Prospective Rating
An insurance pricing method where premiums are set at the beginning of the policy period based on expected losses and expenses for the upcoming term. The rate remains fixed for the entire policy period regardless of actual claims experience during that time.
Example
“The workers' compensation policy uses prospective rating, so the premium was set at $12,000 for the year based on projected risks, regardless of whether claims exceed or fall short of expectations.”
Memory Tip
Think 'Predict and Pay' - prospective rating predicts future costs and sets payment amounts in advance.
Why It Matters
Prospective rating provides predictable insurance costs for budgeting purposes and protects insureds from mid-term premium increases due to claims. This stability helps businesses and individuals plan their finances without worrying about fluctuating insurance costs during the policy period.
Common Misconception
Some people believe that having few or no claims during a policy period will result in immediate premium reductions or refunds. With prospective rating, your premium is fixed for the term regardless of claims experience, though good experience may help reduce future renewal premiums.
In Practice
ABC Manufacturing pays a $15,000 annual workers' compensation premium based on prospective rating calculations.
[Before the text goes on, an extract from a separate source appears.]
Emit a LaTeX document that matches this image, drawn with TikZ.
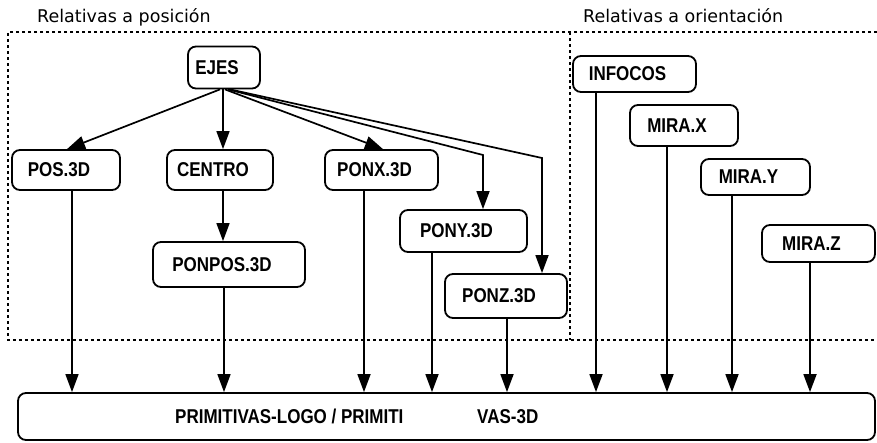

During the policy year, they experience $25,000 in claims - significantly more than projected. However, under prospective rating, ABC still only pays the original $15,000 premium, and the insurance company absorbs the additional loss. The following year, this poor experience may result in a higher renewal premium of $18,000.
Etymology
From Latin 'prospectivus' meaning looking forward or future-oriented, combined with 'rating' from the practice of setting rates or prices for insurance coverage.